A favourite of Quentin Tarantino’s for reasons that only QT really knows. It starts with some potential; a solid gothic setting, the idling victims’ fancy dress outfits are pleasing, the added wrinkle of the outsiders pranking them gives the first few stalks a bit of ‘is it or isn’t it’ tension. Yet the acting is atrocious and only the final five minutes really gets you sitting up. Colourfully filmed by former gay porn helmer DeSimone, this is more galling than a The Burning in that you can see that Hell Night has all the elements and technical know-how to be a lot better than the end product really is. Rather than being a soulless rehash cash-in, a bit of love and inspiration was put into this, but the results are almost as poor.
The Beyond (1981)
Lucio Fulci directs Catriona MacColl, David Warbeck and Cinzia Monreale in this Italian demonic horror where a woman renovates an old hotel that houses the entry into the Seventh Circle of Hell.

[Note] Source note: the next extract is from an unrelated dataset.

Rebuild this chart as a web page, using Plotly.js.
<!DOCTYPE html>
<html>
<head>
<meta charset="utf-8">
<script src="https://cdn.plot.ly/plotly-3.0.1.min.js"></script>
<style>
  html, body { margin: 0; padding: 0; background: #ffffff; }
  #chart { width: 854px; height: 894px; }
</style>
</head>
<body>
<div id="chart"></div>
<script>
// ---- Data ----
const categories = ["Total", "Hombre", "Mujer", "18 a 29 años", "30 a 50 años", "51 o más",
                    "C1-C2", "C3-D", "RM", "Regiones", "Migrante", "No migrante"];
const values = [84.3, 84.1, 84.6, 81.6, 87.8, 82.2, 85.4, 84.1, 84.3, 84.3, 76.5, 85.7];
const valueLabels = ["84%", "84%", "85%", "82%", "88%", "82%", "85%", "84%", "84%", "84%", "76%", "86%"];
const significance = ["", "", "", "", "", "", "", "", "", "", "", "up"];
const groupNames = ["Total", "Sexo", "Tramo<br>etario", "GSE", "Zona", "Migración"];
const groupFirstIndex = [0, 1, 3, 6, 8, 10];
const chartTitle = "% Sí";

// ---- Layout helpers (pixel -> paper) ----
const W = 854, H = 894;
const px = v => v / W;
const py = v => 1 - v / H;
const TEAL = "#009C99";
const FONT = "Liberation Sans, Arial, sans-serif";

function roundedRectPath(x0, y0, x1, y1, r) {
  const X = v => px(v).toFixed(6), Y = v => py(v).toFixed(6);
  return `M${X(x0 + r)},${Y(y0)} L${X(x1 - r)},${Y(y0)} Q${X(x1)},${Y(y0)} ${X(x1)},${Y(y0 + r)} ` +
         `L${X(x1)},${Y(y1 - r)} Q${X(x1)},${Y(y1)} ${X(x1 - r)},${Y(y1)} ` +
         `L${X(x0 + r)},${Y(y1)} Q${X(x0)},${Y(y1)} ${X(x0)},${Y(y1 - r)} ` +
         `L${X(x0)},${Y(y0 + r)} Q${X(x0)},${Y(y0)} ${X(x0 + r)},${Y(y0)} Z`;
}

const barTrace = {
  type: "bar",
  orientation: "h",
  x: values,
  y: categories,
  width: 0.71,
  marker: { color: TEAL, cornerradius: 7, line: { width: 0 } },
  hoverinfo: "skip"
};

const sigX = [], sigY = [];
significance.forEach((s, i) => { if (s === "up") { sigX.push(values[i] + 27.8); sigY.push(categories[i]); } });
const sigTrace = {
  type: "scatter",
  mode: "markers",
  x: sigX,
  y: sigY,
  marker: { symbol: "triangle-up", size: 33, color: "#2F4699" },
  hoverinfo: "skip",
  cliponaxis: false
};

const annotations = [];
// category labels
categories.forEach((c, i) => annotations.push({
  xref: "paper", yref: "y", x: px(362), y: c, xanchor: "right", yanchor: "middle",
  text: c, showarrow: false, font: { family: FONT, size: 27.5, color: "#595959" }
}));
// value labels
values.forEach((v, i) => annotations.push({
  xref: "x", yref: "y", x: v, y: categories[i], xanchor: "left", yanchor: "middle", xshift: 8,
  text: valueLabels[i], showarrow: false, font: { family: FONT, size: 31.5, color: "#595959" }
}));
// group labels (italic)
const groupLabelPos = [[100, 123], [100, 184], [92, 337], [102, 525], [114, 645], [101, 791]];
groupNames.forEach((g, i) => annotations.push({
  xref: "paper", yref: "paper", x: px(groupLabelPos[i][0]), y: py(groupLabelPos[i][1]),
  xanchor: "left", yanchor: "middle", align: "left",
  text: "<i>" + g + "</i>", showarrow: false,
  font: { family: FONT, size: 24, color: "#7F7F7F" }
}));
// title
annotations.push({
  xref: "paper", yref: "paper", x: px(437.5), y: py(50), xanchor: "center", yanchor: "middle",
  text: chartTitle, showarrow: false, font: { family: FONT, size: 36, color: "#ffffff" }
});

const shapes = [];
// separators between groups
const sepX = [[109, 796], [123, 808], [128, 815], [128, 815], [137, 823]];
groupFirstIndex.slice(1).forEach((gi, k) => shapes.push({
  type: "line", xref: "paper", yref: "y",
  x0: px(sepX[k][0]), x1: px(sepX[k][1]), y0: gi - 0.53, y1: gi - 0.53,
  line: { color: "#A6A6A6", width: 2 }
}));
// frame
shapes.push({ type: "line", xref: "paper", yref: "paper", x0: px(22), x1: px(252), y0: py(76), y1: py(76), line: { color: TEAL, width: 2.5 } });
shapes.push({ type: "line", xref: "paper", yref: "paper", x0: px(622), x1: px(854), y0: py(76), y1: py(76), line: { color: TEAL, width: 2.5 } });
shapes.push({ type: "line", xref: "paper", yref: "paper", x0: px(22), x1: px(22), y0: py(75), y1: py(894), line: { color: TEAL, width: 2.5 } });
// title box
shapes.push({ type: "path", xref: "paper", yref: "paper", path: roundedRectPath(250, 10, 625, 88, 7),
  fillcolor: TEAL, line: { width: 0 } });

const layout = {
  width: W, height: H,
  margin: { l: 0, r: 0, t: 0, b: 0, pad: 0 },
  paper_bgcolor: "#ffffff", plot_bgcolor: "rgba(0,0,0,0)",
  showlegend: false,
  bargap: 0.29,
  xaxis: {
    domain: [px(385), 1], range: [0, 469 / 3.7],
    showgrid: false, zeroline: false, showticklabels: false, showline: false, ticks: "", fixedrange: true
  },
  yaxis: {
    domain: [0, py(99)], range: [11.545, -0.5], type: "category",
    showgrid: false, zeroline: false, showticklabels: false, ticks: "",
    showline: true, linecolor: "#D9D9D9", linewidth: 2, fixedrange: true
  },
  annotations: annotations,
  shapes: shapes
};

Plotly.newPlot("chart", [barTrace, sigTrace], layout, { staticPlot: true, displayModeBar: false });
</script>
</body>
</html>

Unrelenting nasty. Some of the most elaborate prolonged deaths this side of torture porn. Tarantulas chew faces, bodies melt, guide dogs savage. Histrionic, discombobulating, nonsensical. Fulci abandons plot and drags us through a nightmare plot. We are in hell and Fabio Frizzi’s demented, ornate score is our only salvation. So the dubbed performances aren’t good, and the whole enterprise is held loosely together by your desire to see every character die in some fetid Grand Guignol, The Beyond hits a spot with some late night boldness.
Prince of the City (1981)
Sidney Lumet directs Treat Williams, Jerry Orbach and Lindsay Crouse in this police corruption epic where a dirty cop begins wearing a wire, under the promise his investigation will not touch his partners.

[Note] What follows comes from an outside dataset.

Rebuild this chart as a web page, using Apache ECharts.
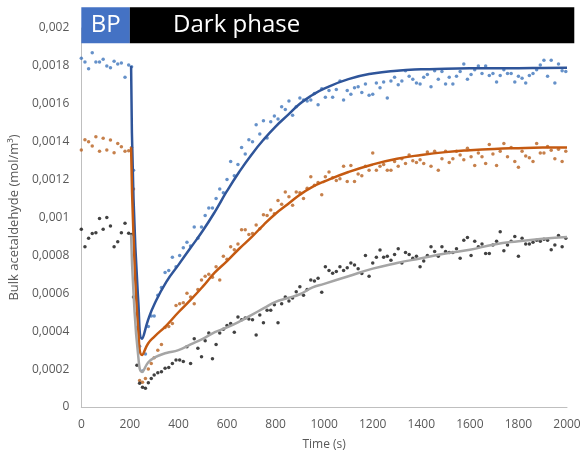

Solid but maybe my expectations were a little too high. Treat Williams gives a variable performance that usually feels a setting or two off from what the scene truly needs. His ‘Daniel Ciello’ is an amalgamation of a real cop who got trapped in the same process… not the most likeable character – crooked, vain, seeking danger and consistently weak willed. Much like Serpico, you kinda wish the whistleblower wasn’t quite the fucking emotional screwball. We are on his rollercoaster for three hours and the first hour is quite indirect and unsettling. We are chasing junkies and breaking down, coming in and then acting like cock of the walk. Eventually he starts wearing a wire and the plot sharpens and grips. Then he is stuck in an almost Kafka-esque nightmare where as star witness to over 40 separate court cases, the entire legal establishment of New York tries to crucify him for perjury. This last hour is the juicy meat, as you really have no idea who to trust. An extended sequence where ten prosecutors discuss the rights and wrongs of charging Ciello now his value has been used up echoes the rare high verbal intelligence of 12 Angry Men. At three hours, it is a definite schlep after the rocky, uncertain start but the summit is worth reaching. Eye-catching and accomplished character actors like Jerry Orbach and Lindsay Crouse pop in and out, giving relatively complex parts depth and mystery but never stick around long enough for you to get a true fix on their strange moralities. Natalie commented that these days it would be a mini-series. In that format you wouldn’t care that for every scene that is dynamic, there’s two others that seem to retread the same ground over and over again. While nowhere near Lumet’s apex, it has all the qualities of one of his five star classics, just over indulged.